• _Source material_
※

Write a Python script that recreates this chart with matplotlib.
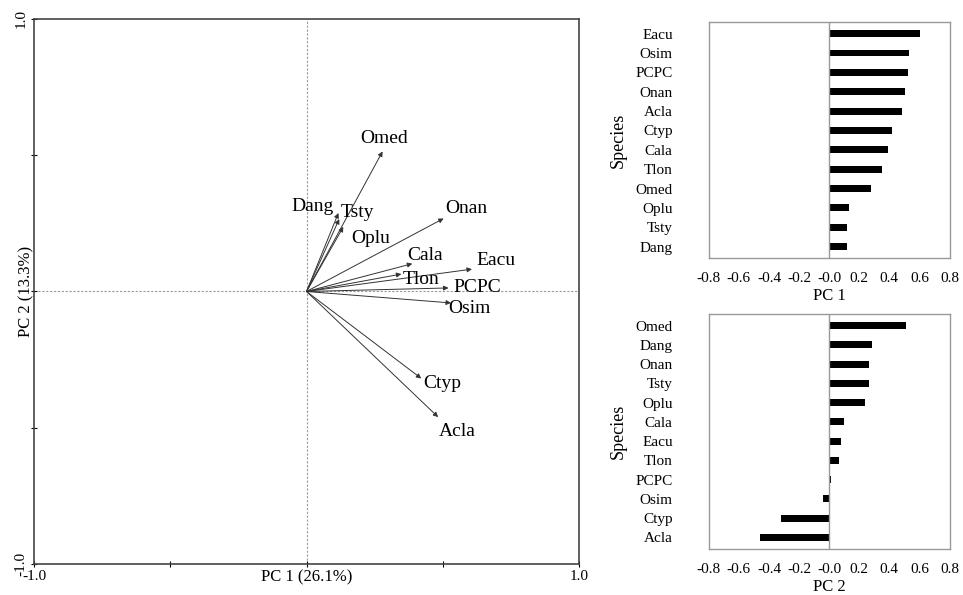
import matplotlib
matplotlib.use('Agg')
import matplotlib.pyplot as plt
import numpy as np

plt.rcParams['font.family'] = ['Liberation Serif', 'DejaVu Serif']

# loadings
species = ['Eacu', 'Osim', 'PCPC', 'Onan', 'Acla', 'Ctyp', 'Cala', 'Tlon',
           'Omed', 'Oplu', 'Tsty', 'Dang']
pc1 = [0.607, 0.530, 0.521, 0.503, 0.483, 0.421, 0.388, 0.348,
       0.279, 0.135, 0.120, 0.117]
pc2_by_sp = {'Omed': 0.514, 'Dang': 0.288, 'Onan': 0.268, 'Tsty': 0.266,
             'Oplu': 0.237, 'Cala': 0.102, 'Eacu': 0.082, 'Tlon': 0.064,
             'PCPC': 0.013, 'Osim': -0.042, 'Ctyp': -0.319, 'Acla': -0.461}
pc2 = [pc2_by_sp[s] for s in species]

pc2_order = ['Omed', 'Dang', 'Onan', 'Tsty', 'Oplu', 'Cala', 'Eacu', 'Tlon',
             'PCPC', 'Osim', 'Ctyp', 'Acla']

# label offsets (points) relative to arrow tips
offsets = {'Omed': (1, 9), 'Dang': (-19, 5), 'Tsty': (13, 5), 'Oplu': (20, -8),
           'Onan': (16, 7), 'Cala': (9, 6), 'Eacu': (17, 6), 'Tlon': (14, -4),
           'PCPC': (21, 0), 'Osim': (13, -4), 'Ctyp': (15, -4), 'Acla': (14, -10)}

fig = plt.figure(figsize=(9.63, 5.95), dpi=100)

ax = fig.add_axes([0.0353, 0.0521, 0.566, 0.916])
ax.set_xlim(-1, 1)
ax.set_ylim(-1, 1)
ax.axhline(0, color='#999999', lw=0.8, ls=(0, (2, 1.5)), zorder=0)
ax.axvline(0, color='#999999', lw=0.8, ls=(0, (2, 1.5)), zorder=0)
for s, x, y in zip(species, pc1, pc2):
    ax.annotate('', xy=(x, y), xytext=(0, 0),
                arrowprops=dict(arrowstyle='-|>', lw=0.7, color='#333333',
                                mutation_scale=7, shrinkA=0, shrinkB=0))
    dx, dy = offsets[s]
    ax.annotate(s, xy=(x, y), xytext=(dx, dy), textcoords='offset points',
                ha='center', va='center', fontsize=14)
ax.set_xticks([-1, -0.5, 0, 0.5, 1])
ax.set_xticklabels(['-1.0', '', '', '', '1.0'])
ax.set_yticks([-1, -0.5, 0, 0.5, 1])
ax.set_yticklabels(['-1.0', '', '', '', '1.0'], rotation=90, va='center')
ax.tick_params(direction='inout', length=5, width=0.8, labelsize=11, pad=2)
ax.set_xlabel('PC 1 (26.1%)', fontsize=12, labelpad=-10)
ax.set_ylabel('PC 2 (13.3%)', fontsize=12, labelpad=-14)
for sp in ax.spines.values():
    sp.set_color('#444444')
    sp.set_linewidth(1.2)

def bar_panel(rect, names, vals, xlabel):
    b = fig.add_axes(rect)
    ypos = np.arange(len(names))[::-1]
    b.barh(ypos, vals, height=0.36, color='black')
    b.axvline(0, color='#999999', lw=1.0)
    b.set_xlim(-0.8, 0.8)
    b.set_ylim(-0.6, len(names) - 0.4)
    b.set_yticks(ypos)
    b.set_yticklabels(names)
    b.set_xticks(np.arange(-0.8, 0.81, 0.2))
    b.set_xticklabels(['%.1f' % v for v in np.arange(-0.8, 0.81, 0.2)])
    b.tick_params(axis='x', length=0, labelsize=11, pad=10)
    b.tick_params(axis='y', length=0, labelsize=11, pad=26)
    b.set_xlabel(xlabel, fontsize=12, labelpad=2)
    b.set_ylabel('Species', fontsize=13, labelpad=6)
    for sp in b.spines.values():
        sp.set_color('#999999')
        sp.set_linewidth(1.0)
    return b

bar_panel([0.736, 0.566, 0.250, 0.397], species, pc1, 'PC 1')
bar_panel([0.736, 0.0773, 0.250, 0.395], pc2_order,
          [pc2_by_sp[s] for s in pc2_order], 'PC 2')

plt.savefig('out.png', dpi=100)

※

• _Exercise brief_
All lines above containing the string "matplotlib" are to be collected.

• _Answer to this task_
Write a Python script that recreates this chart with matplotlib.
import matplotlib
matplotlib.use('Agg')
import matplotlib.pyplot as plt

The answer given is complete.